La posibilidad del suicidio representa en el poemario un oxímoron, un imposible asidero: «Solo la idea de poder matarme me ayuda a vivir. Charco sin agua, luz que domina la posibilidad del ahogo». Del iceberg, como de la muerte, apenas vemos un pedazo, la única parte que permanece en la superficie y, tal vez, como sugiere la poeta Julia Castillo en una de sus composiciones, la puerta de salida nos devuelva directamente a la de entrada: «Por eso / no te quites la vida / porque todo / volvería a comenzar / de nuevo».

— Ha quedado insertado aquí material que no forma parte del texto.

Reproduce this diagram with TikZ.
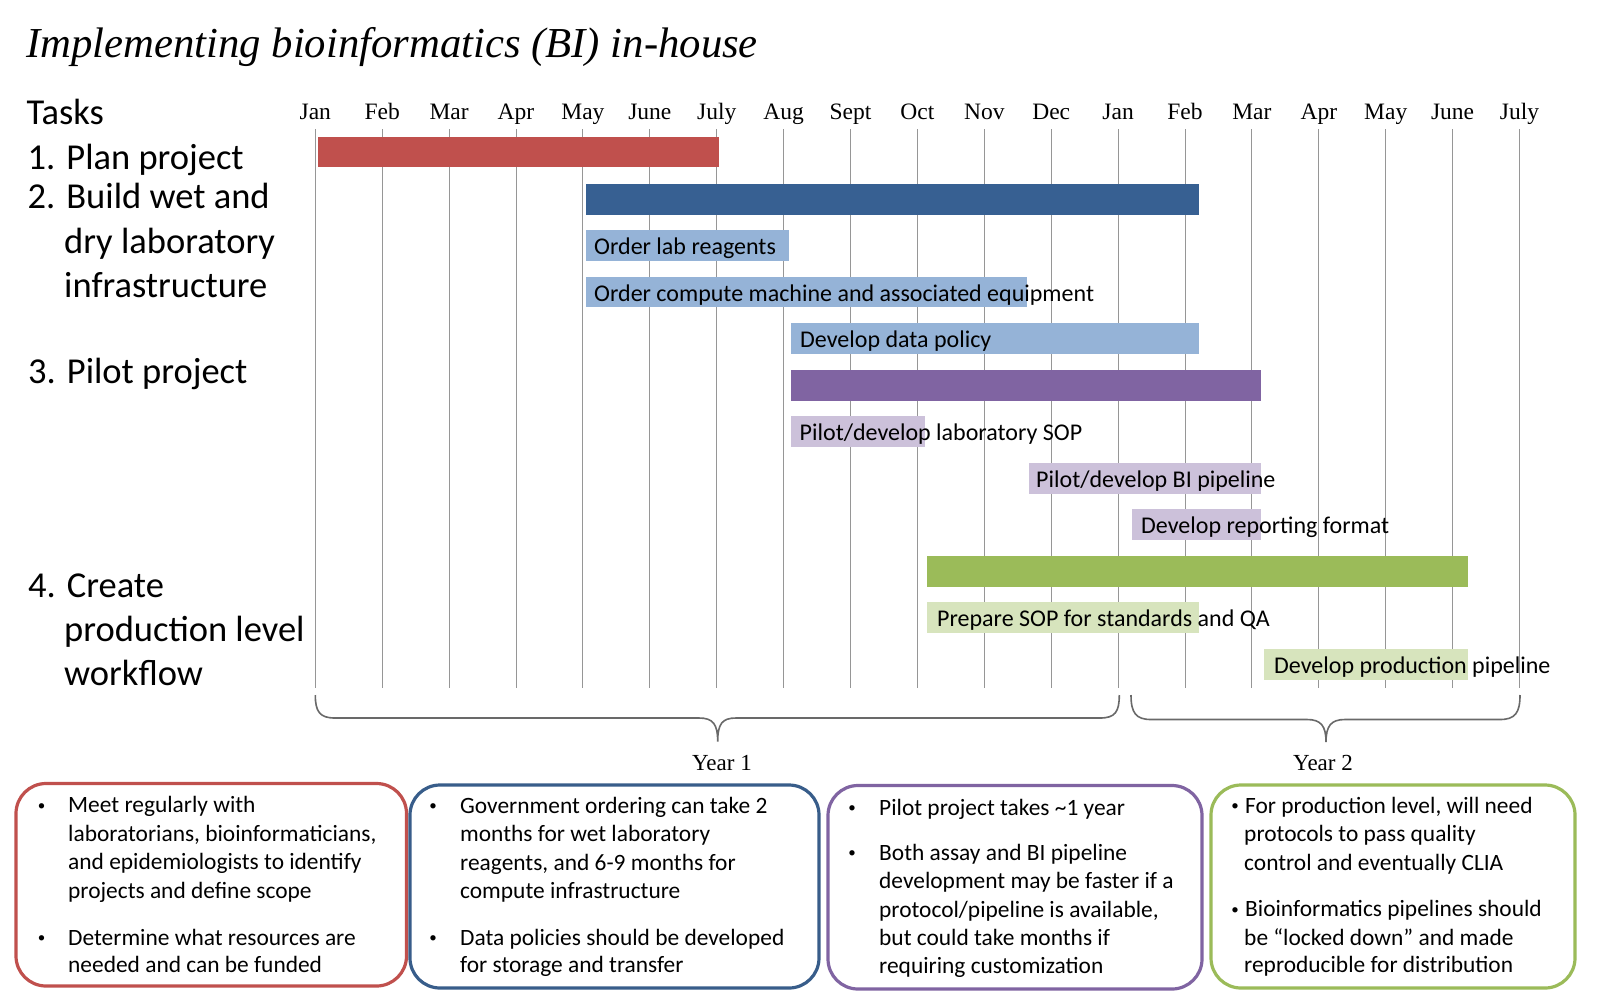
\documentclass[tikz,border=0pt]{standalone}
\usepackage{fontspec}
\setmainfont{Carlito}
\newfontfamily\seriffont{Liberation Serif}
\definecolor{cRed}{HTML}{C0504D}
\definecolor{cDBlue}{HTML}{376092}
\definecolor{cLBlue}{HTML}{95B3D7}
\definecolor{cPurple}{HTML}{8064A2}
\definecolor{cLPurple}{HTML}{CCC1DA}
\definecolor{cGreen}{HTML}{9BBB59}
\definecolor{cLGreen}{HTML}{D7E4BD}
\definecolor{cBoxBlue}{HTML}{385D8A}
\definecolor{cGrid}{RGB}{150,150,150}
\definecolor{cBrace}{RGB}{105,105,105}
\tikzset{
  gridline/.style={draw=cGrid, line width=1pt},
  monthlabel/.style={anchor=base, inner sep=0pt, font=\seriffont\fontsize{23.5}{28}\selectfont},
  tasklabel/.style={anchor=base west, inner sep=0pt, font=\fontsize{36.5}{44}\selectfont},
  barlabel/.style={anchor=base west, inner sep=0pt, font=\fontsize{24}{29}\selectfont},
  boxtext/.style={anchor=base west, inner sep=0pt, font=\fontsize{23.4}{28.5}\selectfont},
  bulletmark/.style={anchor=base, inner sep=0pt, font=\fontsize{15}{18}\selectfont},
  notebox/.style={line width=3.2pt, rounded corners=30pt},
  bracestyle/.style={draw=cBrace, line width=1.6pt},
  yearlabel/.style={anchor=base, inner sep=0pt, font=\seriffont\fontsize{23}{28}\selectfont}
}
\begin{document}
\begin{tikzpicture}[x=1pt,y=-1pt]
\useasboundingbox[fill=white] (0,0) rectangle (1601,996);

% title
\node[anchor=base west, inner sep=0pt, font=\seriffont\itshape\fontsize{42.7}{50}\selectfont] (title) at (26,57) {Implementing bioinformatics (BI) in-house};

% grid and months
\foreach \m [count=\k from 0] in {Jan,Feb,Mar,Apr,May,June,July,Aug,Sept,Oct,Nov,Dec,Jan,Feb,Mar,Apr,May,June,July} {
  \pgfmathsetmacro\xx{315.3+66.9*\k}
  \draw[gridline] (\xx,129) -- (\xx,688);
  \node[monthlabel] (m\k) at (\xx,119) {\m};
}

% task labels
\node[tasklabel] (tasks) at (26.5,124) {Tasks};
\node[tasklabel] (task1) at (27.5,169.5) {1. Plan project};
\node[tasklabel] (task2a) at (27.5,208.5) {2. Build wet and};
\node[tasklabel] (task2b) at (64,253) {dry laboratory};
\node[tasklabel] (task2c) at (64,297.5) {infrastructure};
\node[tasklabel] (task3) at (28,383.5) {3. Pilot project};
\node[tasklabel] (task4a) at (28,597) {4. Create};
\node[tasklabel] (task4b) at (64,641.5) {production level};
\node[tasklabel] (task4c) at (64,685.5) {workflow};

% bars
\fill[cRed] (318,137) rectangle (719,167);
\fill[cDBlue] (586,184) rectangle (1199,214.7);
\fill[cLBlue] (586,230) rectangle (788.8,260.7);
\fill[cLBlue] (586,276.7) rectangle (1027,307.3);
\fill[cLBlue] (791.4,323) rectangle (1199,353.7);
\fill[cPurple] (791.4,370) rectangle (1261,400.7);
\fill[cLPurple] (791.4,416) rectangle (925.3,446.7);
\fill[cLPurple] (1029,463) rectangle (1261,493.7);
\fill[cLPurple] (1131.7,509) rectangle (1261,539.7);
\fill[cGreen] (927,556) rectangle (1468,586.7);
\fill[cLGreen] (927,602) rectangle (1198.5,632.7);
\fill[cLGreen] (1264,649) rectangle (1468,679.7);

% bar labels
\node[barlabel] (l1) at (594,254.3) {Order lab reagents};
\node[barlabel] (l2) at (594,301) {Order compute machine and associated equipment};
\node[barlabel] (l3) at (800,347.3) {Develop data policy};
\node[barlabel] (l4) at (799.5,440.3) {Pilot/develop laboratory SOP};
\node[barlabel] (l5) at (1036,487.3) {Pilot/develop BI pipeline};
\node[barlabel] (l6) at (1141,533.3) {Develop reporting format};
\node[barlabel] (l7) at (937,626.3) {Prepare SOP for standards and QA};
\node[barlabel] (l8) at (1274,673.3) {Develop production pipeline};

% braces
\draw[bracestyle] (315.3,695) .. controls (315.3,712) and (320,718) .. (335,718)
  -- (699,718) .. controls (713,718) and (717.7,724) .. (717.7,741.7)
  .. controls (717.7,724) and (722,718) .. (736,718)
  -- (1100,718) .. controls (1115,718) and (1119.3,712) .. (1119.3,695);
\draw[bracestyle] (1131,695) .. controls (1131,713) and (1136,719.5) .. (1151,719.5)
  -- (1307,719.5) .. controls (1321,719.5) and (1326,726) .. (1326,742)
  .. controls (1326,726) and (1331,719.5) .. (1345,719.5)
  -- (1500,719.5) .. controls (1515,719.5) and (1520,713) .. (1520,695);
\node[yearlabel] (y1) at (722,770) {Year 1};
\node[yearlabel] (y2) at (1323,770) {Year 2};

% note boxes
\draw[notebox, draw=cRed] (16,783.5) rectangle (406.5,986);
\draw[notebox, draw=cBoxBlue] (410,785) rectangle (819,988);
\draw[notebox, draw=cPurple] (828,785.5) rectangle (1202,989);
\draw[notebox, draw=cGreen] (1211,785) rectangle (1575,988);

% box 1
\node[bulletmark] (b1p1) at (41.5,810.2) {\textbullet};
\node[boxtext] (b1a) at (68,812.7) {Meet regularly with};
\node[boxtext] (b1b) at (68,841) {laboratorians, bioinformaticians,};
\node[boxtext] (b1c) at (68,869.5) {and epidemiologists to identify};
\node[boxtext] (b1d) at (68,898) {projects and define scope};
\node[bulletmark] (b1p2) at (41.5,942.5) {\textbullet};
\node[boxtext] (b1e) at (68,945) {Determine what resources are};
\node[boxtext] (b1f) at (68,972) {needed and can be funded};

% box 2
\node[bulletmark] (b2p1) at (433,810.5) {\textbullet};
\node[boxtext] (b2a) at (460,813) {Government ordering can take 2};
\node[boxtext] (b2b) at (460,841.5) {months for wet laboratory};
\node[boxtext] (b2c) at (460,870) {reagents, and 6-9 months for};
\node[boxtext] (b2d) at (460,898.5) {compute infrastructure};
\node[bulletmark] (b2p2) at (433,942.5) {\textbullet};
\node[boxtext] (b2e) at (460,945) {Data policies should be developed};
\node[boxtext] (b2f) at (460,972) {for storage and transfer};

% box 3
\node[bulletmark] (b3p1) at (852,812.5) {\textbullet};
\node[boxtext] (b3a) at (879,815) {Pilot project takes \textasciitilde1 year};
\node[bulletmark] (b3p2) at (852,857.5) {\textbullet};
\node[boxtext] (b3b) at (879,860) {Both assay and BI pipeline};
\node[boxtext] (b3c) at (879,888.5) {development may be faster if a};
\node[boxtext] (b3d) at (879,917) {protocol/pipeline is available,};
\node[boxtext] (b3e) at (879,945) {but could take months if};
\node[boxtext] (b3f) at (879,973.5) {requiring customization};

% box 4
\node[bulletmark] (b4p1) at (1235,810.5) {\textbullet};
\node[boxtext] (b4a) at (1245,813) {For production level, will need};
\node[boxtext] (b4b) at (1244,841.5) {protocols to pass quality};
\node[boxtext] (b4c) at (1244,870) {control and eventually CLIA};
\node[bulletmark] (b4p2) at (1235,914) {\textbullet};
\node[boxtext] (b4d) at (1245,916.5) {Bioinformatics pipelines should};
\node[boxtext] (b4e) at (1244,945) {be “locked down” and made};
\node[boxtext] (b4f) at (1244,972) {reproducible for distribution};
\end{tikzpicture}
\end{document}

«Juzgar si la vida vale o no vale la pena vivirla es responder a la pregunta fundamental de la filosofía», dice Albert Camus en la apertura de su más famoso ensayo, El mito de Sísifo. Y añade, avanzando unas páginas: «Llego, por fin, a la muerte y al sentimiento que tenemos de ella. Todo está dicho sobre este punto y lo decente es no incurrir en lo patético. Sin embargo, nunca nos asombraremos demasiado ante el hecho de que todo el mundo viva como si nadie “lo supiese” […]. El horror procede en realidad del lado matemático del acontecimiento […]. Ninguna moral ni esfuerzo alguno pueden justificarse a priori ante las sangrientas matemáticas que ordenan nuestra condición»; matemáticas minuciosamente exploradas, escanciadas y apuradas en este libro de radical valentía en el que lo poético se desprende de todo lo que no sea el puro hueso. Y, por cierto, el absurdo que se explora en dicho ensayo de Camus y que se halla siempre en el filo más abismado de la consideración de la vida y de la muerte encuentra en Beckett a uno de sus oficiantes más fieles, y en su estela, con ecos de El innombrable, podríamos leer, por ejemplo, el poema 46 de este libro, en el que se ensaya la amputación progresiva del cuerpo, con el fin de suspender el dolor, hasta su total desvanecimiento. Quedaría el cuerpo del lenguaje, y las sílabas seguirían doliendo sin encías, siendo al mismo tiempo del amor y del daño, sosteniéndose en la gran paradoja de intuir que el mismo hálito que insufla vida es capaz de borrar de un solo soplo la vocal primera, convirtiendo así emet en met, hasta arrojar a las aguas al gólem, al monstruo sufriente, irascible y solitario que nos habita para, súbitamente y también por sorpresa, escribirla en su frente de nuevo, elevando la temperatura del océano hacia el disfrute rotundo de apurar cada gota de amor y de vida.
«He tenido que llegar hasta aquí para entender la caligrafía gozosa del mar».